No one denies that an old house is a money pit. In the last decade Zimmerman restorers rebuilt the foundation, upgraded the security system, restored and repaired the porch and porch roof, patched a hole in the north side of the house, replaced skirting along the bottom of the structure, stabilized the basement, repaired the chimneys and replaced the roof and gutters.
This year they were hit with failure of the furnace, leaving volunteer curators to work in gloves and sweaters until a new furnace was installed.
Davies said the society raised $11,000 toward a paint project that would have included extensive preparation and removal of all the old paint, resulting in the $60,000 estimate. But with money tight, weather closing in, and an offer of financial help from the city of Gresham, historians shaved down the project to $28,000.
To help save costs, volunteers will restore, paint and rehang the shutters.

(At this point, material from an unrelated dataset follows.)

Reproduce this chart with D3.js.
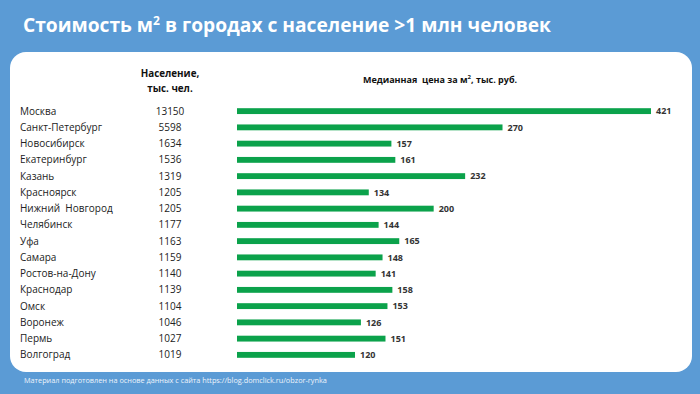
<!DOCTYPE html>
<html>
<head>
<meta charset="utf-8">
<script src="https://cdn.jsdelivr.net/npm/d3@7"></script>
<style>
  body { margin: 0; background: #5b9bd5; }
  svg { display: block; }
  text { white-space: pre; }
</style>
</head>
<body>
<div id="chart"></div>
<script>
var cities = ['Москва', 'Санкт-Петербург', 'Новосибирск', 'Екатеринбург', 'Казань', 'Красноярск',
  'Нижний  Новгород', 'Челябинск', 'Уфа', 'Самара', 'Ростов-на-Дону', 'Краснодар', 'Омск',
  'Воронеж', 'Пермь', 'Волгоград'];
var population = [13150, 5598, 1634, 1536, 1319, 1205, 1205, 1177, 1163, 1159, 1140, 1139, 1104, 1046, 1027, 1019];
var price = [421, 270, 157, 161, 232, 134, 200, 144, 165, 148, 141, 158, 153, 126, 151, 120];

var width = 700, height = 394;

var svg = d3.select('#chart')
  .append('svg')
  .attr('width', width)
  .attr('height', height);

svg.append('rect')
  .attr('width', width)
  .attr('height', height)
  .attr('fill', '#5b9bd5');

// white panel
svg.append('rect')
  .attr('x', 10)
  .attr('y', 52)
  .attr('width', 682)
  .attr('height', 320)
  .attr('rx', 16)
  .attr('fill', '#ffffff');

// title
var title = svg.append('text')
  .attr('x', 23)
  .attr('y', 32)
  .attr('fill', '#ffffff')
  .style('font-family', 'Open Sans, sans-serif')
  .style('font-weight', 'bold')
  .style('font-size', '19.2px');
title.append('tspan').text('Стоимость м');
title.append('tspan').attr('dy', -7).style('font-size', '12px').text('2');
title.append('tspan').attr('dy', 7).text(' в городах с население >1 млн человек');

var y = d3.scaleBand()
  .domain(cities)
  .range([103, 363])
  .paddingInner(0.64)
  .paddingOuter(0.32);

var x = d3.scaleLinear()
  .domain([0, 421])
  .range([237, 651]);

var font = 'Open Sans, sans-serif';

// headers
svg.append('text')
  .attr('x', 170).attr('y', 77)
  .attr('text-anchor', 'middle')
  .attr('fill', '#111')
  .style('font-family', font).style('font-weight', 'bold').style('font-size', '9.8px')
  .text('Население,');
svg.append('text')
  .attr('x', 170).attr('y', 92)
  .attr('text-anchor', 'middle')
  .attr('fill', '#111')
  .style('font-family', font).style('font-weight', 'bold').style('font-size', '9.8px')
  .text('тыс. чел.');

var head = svg.append('text')
  .attr('x', 440).attr('y', 83)
  .attr('text-anchor', 'middle')
  .attr('fill', '#111')
  .style('font-family', font).style('font-weight', 'bold').style('font-size', '9px');
head.append('tspan').text('Медианная  цена за м');
head.append('tspan').attr('dy', -4).style('font-size', '6px').text('2');
head.append('tspan').attr('dy', 4).text(', тыс. руб.');

var row = svg.selectAll('g.row')
  .data(cities).enter()
  .append('g')
  .attr('class', 'row')
  .attr('transform', function (d) {
    return 'translate(0,' + (y(d) + y.bandwidth() / 2) + ')';
  });

row.append('text')
  .attr('x', 20)
  .attr('dy', '0.35em')
  .attr('fill', '#222')
  .style('font-family', font).style('font-size', '10px')
  .text(function (d) { return d; });

row.append('text')
  .attr('x', 170)
  .attr('dy', '0.35em')
  .attr('text-anchor', 'middle')
  .attr('fill', '#222')
  .style('font-family', font).style('font-size', '10px')
  .text(function (d, i) { return population[i]; });

row.append('rect')
  .attr('x', x(0))
  .attr('y', -y.bandwidth() / 2)
  .attr('width', function (d, i) { return x(price[i]) - x(0); })
  .attr('height', y.bandwidth())
  .attr('fill', '#0ba24b');

row.append('text')
  .attr('x', function (d, i) { return x(price[i]) + 5; })
  .attr('dy', '0.35em')
  .attr('fill', '#333')
  .style('font-family', font).style('font-weight', 'bold').style('font-size', '9px')
  .text(function (d, i) { return price[i]; });

// footer
svg.append('text')
  .attr('x', 24).attr('y', 383)
  .attr('fill', '#eef4fb')
  .style('font-family', font).style('font-size', '7.3px')
  .text('Материал подготовлен на основе данных с сайта https://blog.domclick.ru/obzor-rynka');
</script>
</body>
</html>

'We started raising the money for the paint job soon after the roof was completed in 2003,' Davies said. 'We still want to get the garden room restored and finish up some stabilization under the kitchen this next year … with restoration work, the job is never done. But I'm happy to say we're not in crisis mode anymore.'
Meanwhile, the Gresham parks department is moving forward with a plan for restoration of the gardens at the home, which was occupied by members of the Jacob Zimmerman family from 1874 through 1992. Isobel Zimmerman, the last member of the family, died at age 93, bequeathing the house and 2.5 acres to the historical society.
The Zimmerman House is open for tours on the third Saturday of the month, 10 a.m. to 3 p.m. at 17100 N.E. Sandy Blvd. On the next tour day, Saturday, Nov. 18, a new host, 11-year-old Mackenzie Erickson, who attends school in East Multnomah County, will join the volunteers at the home.
'Since four little girls were raised in the house, I thought it was especially appropriate to have a young lady as host,' said Judy Lenhart, curator. Lenhart picked this year's crop of Concord grapes from the property and made grape juice. 'Just as Isobel used to do,' Lenhart said. Mackenzie Erickson, the home's newest volunteer, will help serve the grape juice.